- Your task -
The lines beneath this instruction, from the first through the one containing "of Revenues, Expenses,\\and", must be transcribed exactly; no other line belongs in the output.

- Data lines -
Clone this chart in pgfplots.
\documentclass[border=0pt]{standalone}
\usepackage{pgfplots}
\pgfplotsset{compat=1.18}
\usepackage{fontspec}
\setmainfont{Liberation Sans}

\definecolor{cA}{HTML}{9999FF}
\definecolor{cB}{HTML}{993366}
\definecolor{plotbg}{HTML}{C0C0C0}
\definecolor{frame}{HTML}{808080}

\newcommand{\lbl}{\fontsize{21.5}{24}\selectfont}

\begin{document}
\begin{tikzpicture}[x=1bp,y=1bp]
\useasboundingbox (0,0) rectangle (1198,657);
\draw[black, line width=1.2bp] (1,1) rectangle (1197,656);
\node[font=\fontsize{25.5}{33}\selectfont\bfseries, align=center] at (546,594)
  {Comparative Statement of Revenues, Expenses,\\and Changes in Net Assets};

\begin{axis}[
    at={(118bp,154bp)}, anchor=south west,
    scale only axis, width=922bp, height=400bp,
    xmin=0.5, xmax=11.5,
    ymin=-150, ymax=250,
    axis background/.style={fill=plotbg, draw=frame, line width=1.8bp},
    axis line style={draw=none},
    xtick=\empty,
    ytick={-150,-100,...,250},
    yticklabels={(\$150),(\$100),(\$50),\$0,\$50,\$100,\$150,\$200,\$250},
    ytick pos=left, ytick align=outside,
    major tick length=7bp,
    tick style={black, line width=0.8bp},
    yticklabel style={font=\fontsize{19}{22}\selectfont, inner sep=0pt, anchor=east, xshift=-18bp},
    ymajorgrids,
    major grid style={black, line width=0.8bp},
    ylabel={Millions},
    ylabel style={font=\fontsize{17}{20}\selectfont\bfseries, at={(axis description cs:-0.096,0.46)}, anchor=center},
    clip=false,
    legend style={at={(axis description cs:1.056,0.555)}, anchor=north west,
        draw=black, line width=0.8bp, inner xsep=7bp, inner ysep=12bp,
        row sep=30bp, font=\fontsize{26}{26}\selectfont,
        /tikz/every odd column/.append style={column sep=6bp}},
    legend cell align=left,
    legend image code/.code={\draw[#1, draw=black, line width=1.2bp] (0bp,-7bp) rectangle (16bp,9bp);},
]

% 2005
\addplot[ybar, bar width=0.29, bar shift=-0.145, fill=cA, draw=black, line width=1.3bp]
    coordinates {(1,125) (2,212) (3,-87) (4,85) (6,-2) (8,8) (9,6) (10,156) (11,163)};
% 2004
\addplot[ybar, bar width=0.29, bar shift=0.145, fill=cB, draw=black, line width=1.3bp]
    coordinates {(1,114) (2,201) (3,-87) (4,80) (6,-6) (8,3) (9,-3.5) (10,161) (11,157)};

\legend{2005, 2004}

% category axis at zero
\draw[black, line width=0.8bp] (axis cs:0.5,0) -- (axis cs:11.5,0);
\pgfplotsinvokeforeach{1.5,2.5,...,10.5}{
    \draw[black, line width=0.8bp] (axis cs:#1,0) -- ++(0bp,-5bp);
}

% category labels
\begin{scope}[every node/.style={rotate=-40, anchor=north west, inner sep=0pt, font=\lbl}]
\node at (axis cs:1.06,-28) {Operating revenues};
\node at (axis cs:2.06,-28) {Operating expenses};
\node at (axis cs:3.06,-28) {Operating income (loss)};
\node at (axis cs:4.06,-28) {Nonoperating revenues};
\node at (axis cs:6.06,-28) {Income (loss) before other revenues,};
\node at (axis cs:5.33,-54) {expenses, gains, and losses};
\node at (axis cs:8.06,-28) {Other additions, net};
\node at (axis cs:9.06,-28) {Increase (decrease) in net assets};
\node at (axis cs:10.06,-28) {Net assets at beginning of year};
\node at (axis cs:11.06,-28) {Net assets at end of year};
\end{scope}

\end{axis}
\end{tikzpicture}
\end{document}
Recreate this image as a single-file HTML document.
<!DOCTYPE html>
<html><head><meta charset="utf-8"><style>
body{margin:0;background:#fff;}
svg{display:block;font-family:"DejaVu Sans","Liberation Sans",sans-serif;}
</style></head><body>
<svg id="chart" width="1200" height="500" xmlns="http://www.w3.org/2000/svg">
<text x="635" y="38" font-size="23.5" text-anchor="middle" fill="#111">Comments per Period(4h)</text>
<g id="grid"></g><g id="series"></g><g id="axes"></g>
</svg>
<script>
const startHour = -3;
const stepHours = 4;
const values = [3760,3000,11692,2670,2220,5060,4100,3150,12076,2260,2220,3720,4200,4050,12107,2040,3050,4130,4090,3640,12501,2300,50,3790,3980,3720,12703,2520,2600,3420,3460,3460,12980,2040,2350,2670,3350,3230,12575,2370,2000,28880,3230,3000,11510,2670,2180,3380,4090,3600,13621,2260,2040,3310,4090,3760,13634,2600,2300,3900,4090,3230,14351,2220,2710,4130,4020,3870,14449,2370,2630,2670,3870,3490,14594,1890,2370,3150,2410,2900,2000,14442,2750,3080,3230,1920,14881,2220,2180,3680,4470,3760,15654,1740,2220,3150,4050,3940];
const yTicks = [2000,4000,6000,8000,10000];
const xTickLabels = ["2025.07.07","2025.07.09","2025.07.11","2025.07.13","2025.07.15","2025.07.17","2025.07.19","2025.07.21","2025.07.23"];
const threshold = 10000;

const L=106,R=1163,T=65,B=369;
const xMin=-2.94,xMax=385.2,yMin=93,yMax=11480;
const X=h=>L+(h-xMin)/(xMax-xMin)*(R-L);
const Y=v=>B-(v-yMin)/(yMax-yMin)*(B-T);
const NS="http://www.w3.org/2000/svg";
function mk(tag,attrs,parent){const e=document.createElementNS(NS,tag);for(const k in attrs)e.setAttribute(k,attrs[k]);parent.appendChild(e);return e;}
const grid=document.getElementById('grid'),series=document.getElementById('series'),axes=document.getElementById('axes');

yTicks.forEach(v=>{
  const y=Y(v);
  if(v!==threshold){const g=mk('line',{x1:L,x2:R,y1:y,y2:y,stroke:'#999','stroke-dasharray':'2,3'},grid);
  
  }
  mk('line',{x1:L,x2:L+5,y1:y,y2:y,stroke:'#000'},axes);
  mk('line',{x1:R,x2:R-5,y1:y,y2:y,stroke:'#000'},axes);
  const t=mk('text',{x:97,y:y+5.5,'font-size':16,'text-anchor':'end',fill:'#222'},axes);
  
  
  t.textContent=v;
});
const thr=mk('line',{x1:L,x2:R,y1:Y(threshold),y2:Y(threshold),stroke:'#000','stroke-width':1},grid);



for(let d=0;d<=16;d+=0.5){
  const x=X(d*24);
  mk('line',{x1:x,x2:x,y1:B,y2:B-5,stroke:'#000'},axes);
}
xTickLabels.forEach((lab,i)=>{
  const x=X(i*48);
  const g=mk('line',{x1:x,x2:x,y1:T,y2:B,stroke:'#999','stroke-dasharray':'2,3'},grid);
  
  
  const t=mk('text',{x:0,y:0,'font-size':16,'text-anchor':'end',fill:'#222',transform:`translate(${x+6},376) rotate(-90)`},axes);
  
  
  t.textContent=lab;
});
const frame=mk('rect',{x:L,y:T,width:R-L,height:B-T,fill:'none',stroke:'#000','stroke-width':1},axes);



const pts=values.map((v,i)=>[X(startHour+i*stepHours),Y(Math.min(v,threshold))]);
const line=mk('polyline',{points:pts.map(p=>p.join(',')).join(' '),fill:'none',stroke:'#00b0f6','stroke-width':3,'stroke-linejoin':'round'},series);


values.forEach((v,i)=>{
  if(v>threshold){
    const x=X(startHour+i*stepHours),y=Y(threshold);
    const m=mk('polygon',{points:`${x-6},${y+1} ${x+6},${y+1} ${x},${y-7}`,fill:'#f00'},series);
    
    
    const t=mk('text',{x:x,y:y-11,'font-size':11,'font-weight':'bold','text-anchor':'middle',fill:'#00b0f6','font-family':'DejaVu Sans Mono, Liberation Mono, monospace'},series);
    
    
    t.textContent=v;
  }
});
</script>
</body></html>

- Result below -
Clone this chart in pgfplots.
\documentclass[border=0pt]{standalone}
\usepackage{pgfplots}
\pgfplotsset{compat=1.18}
\usepackage{fontspec}
\setmainfont{Liberation Sans}

\definecolor{cA}{HTML}{9999FF}
\definecolor{cB}{HTML}{993366}
\definecolor{plotbg}{HTML}{C0C0C0}
\definecolor{frame}{HTML}{808080}

\newcommand{\lbl}{\fontsize{21.5}{24}\selectfont}

\begin{document}
\begin{tikzpicture}[x=1bp,y=1bp]
\useasboundingbox (0,0) rectangle (1198,657);
\draw[black, line width=1.2bp] (1,1) rectangle (1197,656);
\node[font=\fontsize{25.5}{33}\selectfont\bfseries, align=center] at (546,594)
  {Comparative Statement of Revenues, Expenses,\\and Changes in Net Assets};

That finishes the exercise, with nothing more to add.